── SOURCE DATA

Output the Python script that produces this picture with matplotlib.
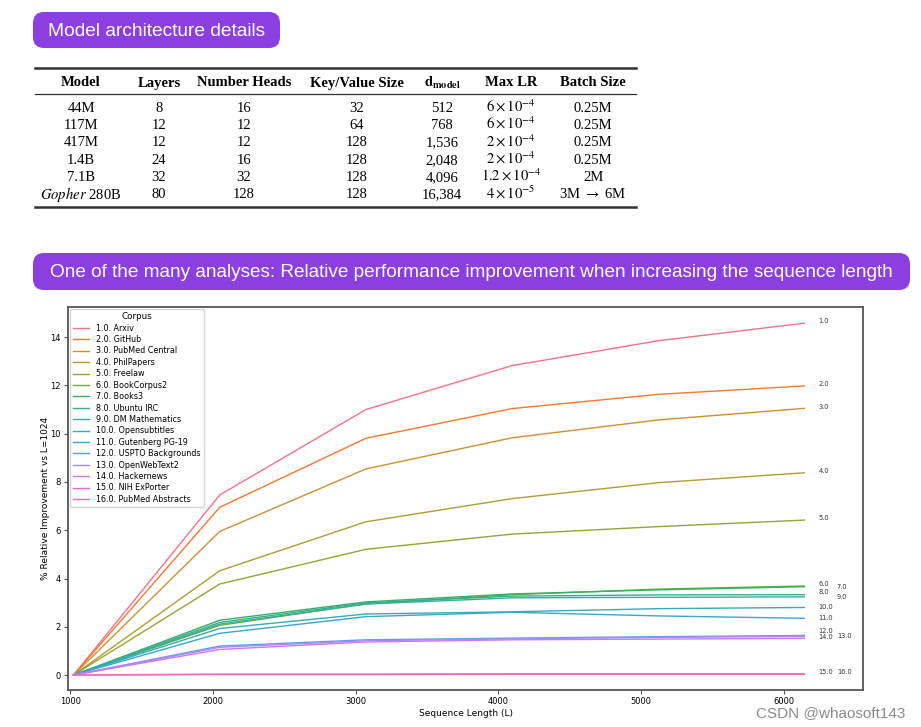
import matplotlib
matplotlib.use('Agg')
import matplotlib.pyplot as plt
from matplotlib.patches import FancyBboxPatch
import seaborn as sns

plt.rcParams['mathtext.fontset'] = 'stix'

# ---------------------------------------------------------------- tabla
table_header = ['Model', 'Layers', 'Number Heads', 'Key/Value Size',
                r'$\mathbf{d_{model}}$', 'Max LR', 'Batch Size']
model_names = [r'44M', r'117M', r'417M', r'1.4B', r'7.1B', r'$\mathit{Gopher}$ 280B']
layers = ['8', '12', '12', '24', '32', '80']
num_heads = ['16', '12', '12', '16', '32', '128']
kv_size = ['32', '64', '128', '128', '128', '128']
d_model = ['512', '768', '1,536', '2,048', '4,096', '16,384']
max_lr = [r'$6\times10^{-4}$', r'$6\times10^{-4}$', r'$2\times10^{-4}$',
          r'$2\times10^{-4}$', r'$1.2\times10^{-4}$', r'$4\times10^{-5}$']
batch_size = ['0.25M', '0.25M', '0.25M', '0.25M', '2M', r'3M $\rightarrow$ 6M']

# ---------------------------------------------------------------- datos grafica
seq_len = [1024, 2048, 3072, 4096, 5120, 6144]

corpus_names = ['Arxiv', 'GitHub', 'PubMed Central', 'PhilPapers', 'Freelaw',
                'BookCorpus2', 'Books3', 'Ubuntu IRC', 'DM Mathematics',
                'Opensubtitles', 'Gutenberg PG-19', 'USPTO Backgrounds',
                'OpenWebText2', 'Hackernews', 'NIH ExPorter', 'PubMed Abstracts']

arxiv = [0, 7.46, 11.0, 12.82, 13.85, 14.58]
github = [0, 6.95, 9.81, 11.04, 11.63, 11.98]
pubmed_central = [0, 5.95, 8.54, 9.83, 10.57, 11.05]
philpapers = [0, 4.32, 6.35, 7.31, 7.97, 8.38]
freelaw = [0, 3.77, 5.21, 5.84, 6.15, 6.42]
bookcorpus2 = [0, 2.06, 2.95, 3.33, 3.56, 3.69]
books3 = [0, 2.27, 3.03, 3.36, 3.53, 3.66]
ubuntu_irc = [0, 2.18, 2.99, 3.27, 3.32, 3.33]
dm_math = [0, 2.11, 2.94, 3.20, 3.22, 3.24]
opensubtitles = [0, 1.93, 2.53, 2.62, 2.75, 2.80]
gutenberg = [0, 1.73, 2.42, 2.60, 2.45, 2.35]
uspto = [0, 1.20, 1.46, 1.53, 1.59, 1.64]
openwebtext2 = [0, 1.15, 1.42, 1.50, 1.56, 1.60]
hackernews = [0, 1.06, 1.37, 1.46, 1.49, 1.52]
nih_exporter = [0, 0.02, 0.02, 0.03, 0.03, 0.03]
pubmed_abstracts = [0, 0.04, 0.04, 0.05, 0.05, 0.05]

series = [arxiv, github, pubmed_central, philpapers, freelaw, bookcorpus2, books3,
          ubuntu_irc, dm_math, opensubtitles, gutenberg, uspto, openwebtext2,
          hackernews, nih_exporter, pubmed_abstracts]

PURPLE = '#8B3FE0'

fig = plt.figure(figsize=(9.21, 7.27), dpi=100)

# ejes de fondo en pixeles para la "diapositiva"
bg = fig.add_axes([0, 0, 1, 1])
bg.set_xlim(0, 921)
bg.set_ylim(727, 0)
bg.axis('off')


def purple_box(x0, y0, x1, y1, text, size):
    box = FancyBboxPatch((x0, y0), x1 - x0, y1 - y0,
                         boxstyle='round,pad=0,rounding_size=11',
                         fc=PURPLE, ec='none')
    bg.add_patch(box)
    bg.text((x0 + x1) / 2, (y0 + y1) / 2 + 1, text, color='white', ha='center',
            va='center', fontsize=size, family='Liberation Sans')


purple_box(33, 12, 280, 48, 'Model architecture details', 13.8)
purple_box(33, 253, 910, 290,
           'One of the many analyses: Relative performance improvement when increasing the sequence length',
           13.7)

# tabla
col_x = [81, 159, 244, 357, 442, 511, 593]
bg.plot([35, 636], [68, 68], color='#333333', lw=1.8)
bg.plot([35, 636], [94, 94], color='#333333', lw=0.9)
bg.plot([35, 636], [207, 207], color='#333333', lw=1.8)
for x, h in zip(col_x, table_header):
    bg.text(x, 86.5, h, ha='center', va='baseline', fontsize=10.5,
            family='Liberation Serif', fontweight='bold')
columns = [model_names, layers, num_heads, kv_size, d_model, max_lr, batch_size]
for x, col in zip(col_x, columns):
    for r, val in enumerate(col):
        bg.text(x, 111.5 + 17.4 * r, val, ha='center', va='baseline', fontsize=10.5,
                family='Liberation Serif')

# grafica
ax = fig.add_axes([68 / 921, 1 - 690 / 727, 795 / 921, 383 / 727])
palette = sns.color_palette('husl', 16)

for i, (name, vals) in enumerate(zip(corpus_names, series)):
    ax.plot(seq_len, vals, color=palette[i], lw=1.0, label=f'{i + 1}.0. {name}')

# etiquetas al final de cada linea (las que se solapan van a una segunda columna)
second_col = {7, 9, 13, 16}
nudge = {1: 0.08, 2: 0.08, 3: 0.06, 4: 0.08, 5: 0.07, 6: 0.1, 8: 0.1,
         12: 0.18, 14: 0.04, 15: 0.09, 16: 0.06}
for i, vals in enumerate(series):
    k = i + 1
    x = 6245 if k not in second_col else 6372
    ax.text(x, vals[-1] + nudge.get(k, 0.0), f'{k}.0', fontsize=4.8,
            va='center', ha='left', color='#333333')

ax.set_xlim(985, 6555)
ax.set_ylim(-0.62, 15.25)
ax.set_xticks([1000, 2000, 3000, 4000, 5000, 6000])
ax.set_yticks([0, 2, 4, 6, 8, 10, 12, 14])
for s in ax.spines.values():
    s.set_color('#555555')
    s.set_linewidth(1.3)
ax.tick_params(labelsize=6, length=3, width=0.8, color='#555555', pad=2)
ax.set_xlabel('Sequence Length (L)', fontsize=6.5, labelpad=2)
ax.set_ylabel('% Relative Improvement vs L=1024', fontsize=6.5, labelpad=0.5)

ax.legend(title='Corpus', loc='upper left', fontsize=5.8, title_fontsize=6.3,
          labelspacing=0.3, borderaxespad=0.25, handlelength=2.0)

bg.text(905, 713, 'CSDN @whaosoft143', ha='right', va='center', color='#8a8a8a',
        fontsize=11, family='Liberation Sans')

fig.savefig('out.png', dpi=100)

────

__WHAT YOU NEED TO DO__
Return only the lines from the start of the data through the line that contains "import seaborn as sns", please, copying them exactly and omitting all pictures.

__WRITTEN RESPONSE__
Output the Python script that produces this picture with matplotlib.
import matplotlib
matplotlib.use('Agg')
import matplotlib.pyplot as plt
from matplotlib.patches import FancyBboxPatch
import seaborn as sns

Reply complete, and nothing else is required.